Der Verband der Chemischen Industrie (VCI) sieht die deutsche Branche in einer guten Ausgangsposition, um die globale Wirtschaftskrise zu meistern. „Wir können auf diese Heraus­forderung flexibler reagieren und sind besser aufgestellt als viele unserer Wettbewerber auf dem Weltmarkt“, betonte VCI-Präsident Prof. Ulrich Lehner vor der Presse in Frankfurt.
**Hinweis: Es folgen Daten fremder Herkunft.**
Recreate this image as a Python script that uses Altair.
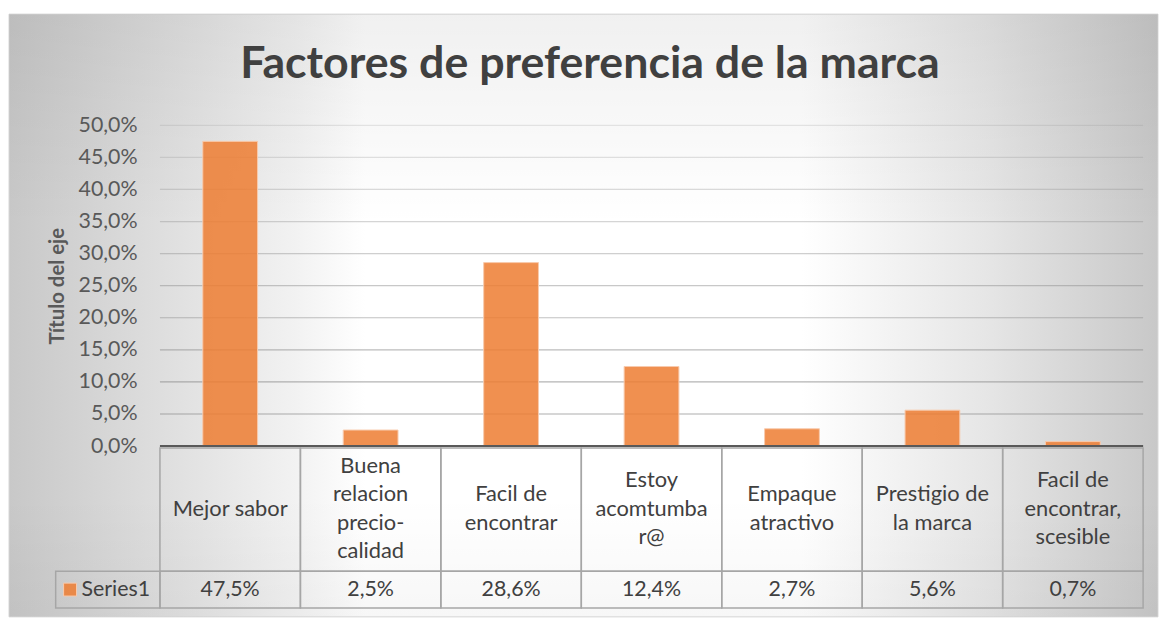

Als einzigartigen und größten Heimvorteil der deutschen Chemie sieht Lehner die intensive Arbeitsteilung in der Branche zwischen kleinen, mittleren und großen Unternehmen. Während die Herstellung von Grundchemikalien eine besondere Domäne der rund 150 Großunternehmen darstellt, verarbeiten über 1.500 kleine und mittlere Firmen diese Produkte weiter zu Fein- und Spezial­chemikalien. Nirgendwo sonst auf der Welt hat sich ein derartig starker Chemie-Mittelstand etablieren können. Zudem sind rund 87 Prozent der mittelständischen Unternehmen mit ihren Produkten auf den internationalen Exportmärkten vertreten und besetzen dort Nischenpositionen. Zu den besonderen Vorzügen zählt Lehner weiterhin, dass die Wertschöpfungsquellen der Chemie in Deutschland vielfältiger seien als in anderen Ländern: „Wir sind mit allen anderen Industriebranchen im Land eng vernetzt und unsere Produkte fließen auf allen Stufen der Wertschöpfungs­ketten ein“, stellt der VCI-Präsident fest.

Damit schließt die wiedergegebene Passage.